§ SET TASK
Extract the whole listing as it stands. Do not include the pictures.

§ STORED RECORDS
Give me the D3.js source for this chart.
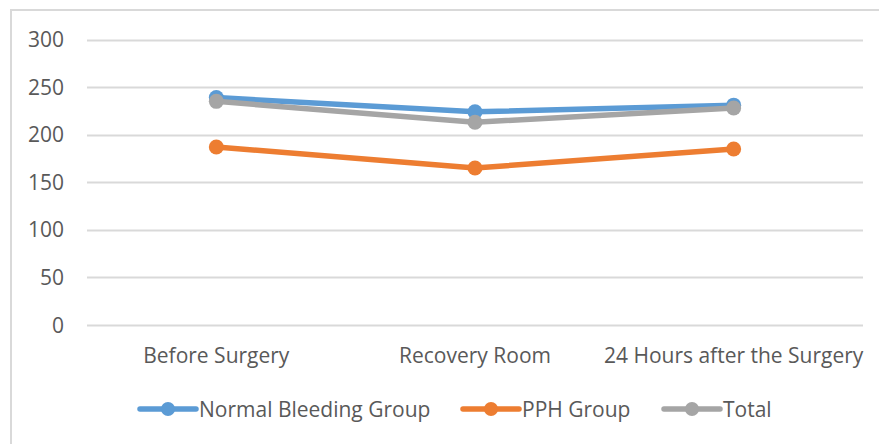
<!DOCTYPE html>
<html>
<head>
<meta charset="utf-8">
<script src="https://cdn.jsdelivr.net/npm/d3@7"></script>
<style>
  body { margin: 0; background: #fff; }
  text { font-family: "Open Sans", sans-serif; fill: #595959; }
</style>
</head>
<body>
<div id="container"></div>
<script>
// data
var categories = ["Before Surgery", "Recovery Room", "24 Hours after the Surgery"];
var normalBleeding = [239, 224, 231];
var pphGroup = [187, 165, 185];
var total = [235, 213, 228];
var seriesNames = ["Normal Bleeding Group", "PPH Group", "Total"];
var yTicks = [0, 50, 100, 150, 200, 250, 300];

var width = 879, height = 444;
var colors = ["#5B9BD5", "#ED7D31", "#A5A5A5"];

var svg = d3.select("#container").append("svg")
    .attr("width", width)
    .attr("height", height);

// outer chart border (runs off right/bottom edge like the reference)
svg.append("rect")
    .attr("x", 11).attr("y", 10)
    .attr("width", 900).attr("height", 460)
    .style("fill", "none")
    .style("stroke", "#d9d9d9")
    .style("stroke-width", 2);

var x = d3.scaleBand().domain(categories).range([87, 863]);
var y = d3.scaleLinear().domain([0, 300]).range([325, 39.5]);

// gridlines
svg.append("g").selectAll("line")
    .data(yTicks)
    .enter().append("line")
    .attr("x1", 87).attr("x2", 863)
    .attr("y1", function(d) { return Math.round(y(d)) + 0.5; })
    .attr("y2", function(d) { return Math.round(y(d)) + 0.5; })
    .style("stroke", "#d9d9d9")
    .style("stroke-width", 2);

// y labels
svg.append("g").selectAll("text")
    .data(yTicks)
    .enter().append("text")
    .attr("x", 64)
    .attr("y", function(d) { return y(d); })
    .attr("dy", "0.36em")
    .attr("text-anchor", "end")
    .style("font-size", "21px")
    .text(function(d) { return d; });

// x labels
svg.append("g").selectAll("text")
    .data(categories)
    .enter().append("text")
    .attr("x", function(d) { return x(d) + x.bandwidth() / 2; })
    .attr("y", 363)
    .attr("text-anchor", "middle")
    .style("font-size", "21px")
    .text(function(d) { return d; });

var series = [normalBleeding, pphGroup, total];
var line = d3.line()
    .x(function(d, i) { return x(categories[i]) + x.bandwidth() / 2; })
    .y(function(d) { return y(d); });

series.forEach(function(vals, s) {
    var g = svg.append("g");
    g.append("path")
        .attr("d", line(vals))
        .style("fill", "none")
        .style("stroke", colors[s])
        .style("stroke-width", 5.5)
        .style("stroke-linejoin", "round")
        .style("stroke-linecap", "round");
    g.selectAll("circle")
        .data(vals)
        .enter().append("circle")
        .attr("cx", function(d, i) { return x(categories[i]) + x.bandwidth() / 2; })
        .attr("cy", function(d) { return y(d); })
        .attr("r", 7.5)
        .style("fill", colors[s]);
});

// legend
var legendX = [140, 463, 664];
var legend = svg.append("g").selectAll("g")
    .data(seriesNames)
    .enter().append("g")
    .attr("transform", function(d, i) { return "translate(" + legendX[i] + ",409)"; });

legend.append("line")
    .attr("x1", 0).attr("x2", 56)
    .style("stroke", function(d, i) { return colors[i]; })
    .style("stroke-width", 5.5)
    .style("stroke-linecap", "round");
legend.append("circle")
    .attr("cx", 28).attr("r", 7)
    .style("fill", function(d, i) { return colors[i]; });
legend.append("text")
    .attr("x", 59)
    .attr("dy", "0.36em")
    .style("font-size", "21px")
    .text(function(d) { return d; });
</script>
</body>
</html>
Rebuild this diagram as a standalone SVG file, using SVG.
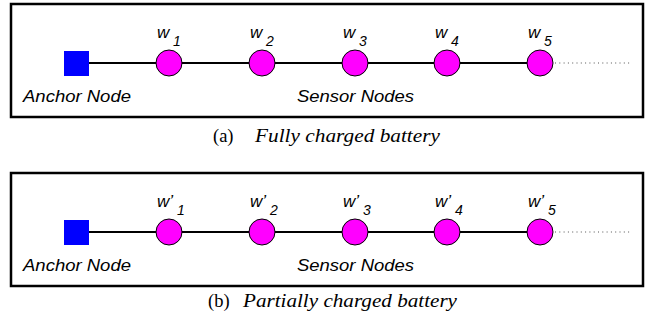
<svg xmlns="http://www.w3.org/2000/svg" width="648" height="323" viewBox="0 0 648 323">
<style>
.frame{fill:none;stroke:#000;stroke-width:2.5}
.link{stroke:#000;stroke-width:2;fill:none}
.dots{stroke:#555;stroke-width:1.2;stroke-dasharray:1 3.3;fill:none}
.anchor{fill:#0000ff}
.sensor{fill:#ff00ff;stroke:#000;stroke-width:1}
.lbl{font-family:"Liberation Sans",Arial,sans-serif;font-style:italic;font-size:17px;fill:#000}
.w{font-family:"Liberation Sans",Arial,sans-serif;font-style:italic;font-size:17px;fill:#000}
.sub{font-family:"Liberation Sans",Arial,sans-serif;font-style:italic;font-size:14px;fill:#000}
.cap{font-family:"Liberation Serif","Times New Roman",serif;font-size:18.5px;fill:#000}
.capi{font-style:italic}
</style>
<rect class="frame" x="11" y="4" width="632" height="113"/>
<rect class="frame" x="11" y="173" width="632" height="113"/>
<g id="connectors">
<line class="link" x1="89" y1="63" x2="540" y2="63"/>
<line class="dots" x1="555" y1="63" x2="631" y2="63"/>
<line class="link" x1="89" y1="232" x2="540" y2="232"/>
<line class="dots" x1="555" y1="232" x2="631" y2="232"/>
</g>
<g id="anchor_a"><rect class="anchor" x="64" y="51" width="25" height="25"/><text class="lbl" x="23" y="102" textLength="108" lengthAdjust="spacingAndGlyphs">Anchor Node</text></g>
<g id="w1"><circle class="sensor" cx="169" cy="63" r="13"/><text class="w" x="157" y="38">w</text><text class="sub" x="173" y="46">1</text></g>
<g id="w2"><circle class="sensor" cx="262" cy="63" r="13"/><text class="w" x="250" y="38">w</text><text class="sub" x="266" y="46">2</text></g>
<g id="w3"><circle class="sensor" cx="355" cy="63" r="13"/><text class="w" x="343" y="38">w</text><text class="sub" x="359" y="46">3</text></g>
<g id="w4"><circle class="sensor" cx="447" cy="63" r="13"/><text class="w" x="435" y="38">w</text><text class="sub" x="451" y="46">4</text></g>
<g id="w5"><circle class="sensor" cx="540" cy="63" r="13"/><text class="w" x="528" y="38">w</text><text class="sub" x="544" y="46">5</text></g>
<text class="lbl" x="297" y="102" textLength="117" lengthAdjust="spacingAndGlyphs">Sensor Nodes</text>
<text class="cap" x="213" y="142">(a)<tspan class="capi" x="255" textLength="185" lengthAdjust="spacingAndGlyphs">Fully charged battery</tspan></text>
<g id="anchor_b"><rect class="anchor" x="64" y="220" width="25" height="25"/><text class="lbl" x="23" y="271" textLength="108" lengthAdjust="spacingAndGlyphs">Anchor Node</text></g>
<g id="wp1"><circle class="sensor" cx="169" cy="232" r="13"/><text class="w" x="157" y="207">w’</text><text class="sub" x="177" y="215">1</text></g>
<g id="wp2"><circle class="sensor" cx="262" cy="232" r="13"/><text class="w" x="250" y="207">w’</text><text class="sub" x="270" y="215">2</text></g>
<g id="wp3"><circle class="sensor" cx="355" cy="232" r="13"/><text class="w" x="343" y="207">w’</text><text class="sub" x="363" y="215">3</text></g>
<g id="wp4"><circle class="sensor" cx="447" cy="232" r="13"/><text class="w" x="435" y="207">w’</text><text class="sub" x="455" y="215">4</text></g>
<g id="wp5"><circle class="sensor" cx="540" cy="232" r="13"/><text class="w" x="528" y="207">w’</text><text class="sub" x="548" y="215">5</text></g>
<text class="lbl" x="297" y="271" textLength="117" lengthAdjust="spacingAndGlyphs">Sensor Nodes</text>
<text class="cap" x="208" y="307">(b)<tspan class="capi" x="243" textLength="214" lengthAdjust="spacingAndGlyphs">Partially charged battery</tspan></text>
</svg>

§ FULL SOLUTION
Give me the D3.js source for this chart.
<!DOCTYPE html>
<html>
<head>
<meta charset="utf-8">
<script src="https://cdn.jsdelivr.net/npm/d3@7"></script>
<style>
  body { margin: 0; background: #fff; }
  text { font-family: "Open Sans", sans-serif; fill: #595959; }
</style>
</head>
<body>
<div id="container"></div>
<script>
// data
var categories = ["Before Surgery", "Recovery Room", "24 Hours after the Surgery"];
var normalBleeding = [239, 224, 231];
var pphGroup = [187, 165, 185];
var total = [235, 213, 228];
var seriesNames = ["Normal Bleeding Group", "PPH Group", "Total"];
var yTicks = [0, 50, 100, 150, 200, 250, 300];

var width = 879, height = 444;
var colors = ["#5B9BD5", "#ED7D31", "#A5A5A5"];

var svg = d3.select("#container").append("svg")
    .attr("width", width)
    .attr("height", height);

// outer chart border (runs off right/bottom edge like the reference)
svg.append("rect")
    .attr("x", 11).attr("y", 10)
    .attr("width", 900).attr("height", 460)
    .style("fill", "none")
    .style("stroke", "#d9d9d9")
    .style("stroke-width", 2);

var x = d3.scaleBand().domain(categories).range([87, 863]);
var y = d3.scaleLinear().domain([0, 300]).range([325, 39.5]);

// gridlines
svg.append("g").selectAll("line")
    .data(yTicks)
    .enter().append("line")
    .attr("x1", 87).attr("x2", 863)
    .attr("y1", function(d) { return Math.round(y(d)) + 0.5; })
    .attr("y2", function(d) { return Math.round(y(d)) + 0.5; })
    .style("stroke", "#d9d9d9")
    .style("stroke-width", 2);

// y labels
svg.append("g").selectAll("text")
    .data(yTicks)
    .enter().append("text")
    .attr("x", 64)
    .attr("y", function(d) { return y(d); })
    .attr("dy", "0.36em")
    .attr("text-anchor", "end")
    .style("font-size", "21px")
    .text(function(d) { return d; });

// x labels
svg.append("g").selectAll("text")
    .data(categories)
    .enter().append("text")
    .attr("x", function(d) { return x(d) + x.bandwidth() / 2; })
    .attr("y", 363)
    .attr("text-anchor", "middle")
    .style("font-size", "21px")
    .text(function(d) { return d; });

var series = [normalBleeding, pphGroup, total];
var line = d3.line()
    .x(function(d, i) { return x(categories[i]) + x.bandwidth() / 2; })
    .y(function(d) { return y(d); });

series.forEach(function(vals, s) {
    var g = svg.append("g");
    g.append("path")
        .attr("d", line(vals))
        .style("fill", "none")
        .style("stroke", colors[s])
        .style("stroke-width", 5.5)
        .style("stroke-linejoin", "round")
        .style("stroke-linecap", "round");
    g.selectAll("circle")
        .data(vals)
        .enter().append("circle")
        .attr("cx", function(d, i) { return x(categories[i]) + x.bandwidth() / 2; })
        .attr("cy", function(d) { return y(d); })
        .attr("r", 7.5)
        .style("fill", colors[s]);
});

// legend
var legendX = [140, 463, 664];
var legend = svg.append("g").selectAll("g")
    .data(seriesNames)
    .enter().append("g")
    .attr("transform", function(d, i) { return "translate(" + legendX[i] + ",409)"; });

legend.append("line")
    .attr("x1", 0).attr("x2", 56)
    .style("stroke", function(d, i) { return colors[i]; })
    .style("stroke-width", 5.5)
    .style("stroke-linecap", "round");
legend.append("circle")
    .attr("cx", 28).attr("r", 7)
    .style("fill", function(d, i) { return colors[i]; });
legend.append("text")
    .attr("x", 59)
    .attr("dy", "0.36em")
    .style("font-size", "21px")
    .text(function(d) { return d; });
</script>
</body>
</html>
Rebuild this diagram as a standalone SVG file, using SVG.
<svg xmlns="http://www.w3.org/2000/svg" width="648" height="323" viewBox="0 0 648 323">
<style>
.frame{fill:none;stroke:#000;stroke-width:2.5}
.link{stroke:#000;stroke-width:2;fill:none}
.dots{stroke:#555;stroke-width:1.2;stroke-dasharray:1 3.3;fill:none}
.anchor{fill:#0000ff}
.sensor{fill:#ff00ff;stroke:#000;stroke-width:1}
.lbl{font-family:"Liberation Sans",Arial,sans-serif;font-style:italic;font-size:17px;fill:#000}
.w{font-family:"Liberation Sans",Arial,sans-serif;font-style:italic;font-size:17px;fill:#000}
.sub{font-family:"Liberation Sans",Arial,sans-serif;font-style:italic;font-size:14px;fill:#000}
.cap{font-family:"Liberation Serif","Times New Roman",serif;font-size:18.5px;fill:#000}
.capi{font-style:italic}
</style>
<rect class="frame" x="11" y="4" width="632" height="113"/>
<rect class="frame" x="11" y="173" width="632" height="113"/>
<g id="connectors">
<line class="link" x1="89" y1="63" x2="540" y2="63"/>
<line class="dots" x1="555" y1="63" x2="631" y2="63"/>
<line class="link" x1="89" y1="232" x2="540" y2="232"/>
<line class="dots" x1="555" y1="232" x2="631" y2="232"/>
</g>
<g id="anchor_a"><rect class="anchor" x="64" y="51" width="25" height="25"/><text class="lbl" x="23" y="102" textLength="108" lengthAdjust="spacingAndGlyphs">Anchor Node</text></g>
<g id="w1"><circle class="sensor" cx="169" cy="63" r="13"/><text class="w" x="157" y="38">w</text><text class="sub" x="173" y="46">1</text></g>
<g id="w2"><circle class="sensor" cx="262" cy="63" r="13"/><text class="w" x="250" y="38">w</text><text class="sub" x="266" y="46">2</text></g>
<g id="w3"><circle class="sensor" cx="355" cy="63" r="13"/><text class="w" x="343" y="38">w</text><text class="sub" x="359" y="46">3</text></g>
<g id="w4"><circle class="sensor" cx="447" cy="63" r="13"/><text class="w" x="435" y="38">w</text><text class="sub" x="451" y="46">4</text></g>
<g id="w5"><circle class="sensor" cx="540" cy="63" r="13"/><text class="w" x="528" y="38">w</text><text class="sub" x="544" y="46">5</text></g>
<text class="lbl" x="297" y="102" textLength="117" lengthAdjust="spacingAndGlyphs">Sensor Nodes</text>
<text class="cap" x="213" y="142">(a)<tspan class="capi" x="255" textLength="185" lengthAdjust="spacingAndGlyphs">Fully charged battery</tspan></text>
<g id="anchor_b"><rect class="anchor" x="64" y="220" width="25" height="25"/><text class="lbl" x="23" y="271" textLength="108" lengthAdjust="spacingAndGlyphs">Anchor Node</text></g>
<g id="wp1"><circle class="sensor" cx="169" cy="232" r="13"/><text class="w" x="157" y="207">w’</text><text class="sub" x="177" y="215">1</text></g>
<g id="wp2"><circle class="sensor" cx="262" cy="232" r="13"/><text class="w" x="250" y="207">w’</text><text class="sub" x="270" y="215">2</text></g>
<g id="wp3"><circle class="sensor" cx="355" cy="232" r="13"/><text class="w" x="343" y="207">w’</text><text class="sub" x="363" y="215">3</text></g>
<g id="wp4"><circle class="sensor" cx="447" cy="232" r="13"/><text class="w" x="435" y="207">w’</text><text class="sub" x="455" y="215">4</text></g>
<g id="wp5"><circle class="sensor" cx="540" cy="232" r="13"/><text class="w" x="528" y="207">w’</text><text class="sub" x="548" y="215">5</text></g>
<text class="lbl" x="297" y="271" textLength="117" lengthAdjust="spacingAndGlyphs">Sensor Nodes</text>
<text class="cap" x="208" y="307">(b)<tspan class="capi" x="243" textLength="214" lengthAdjust="spacingAndGlyphs">Partially charged battery</tspan></text>
</svg>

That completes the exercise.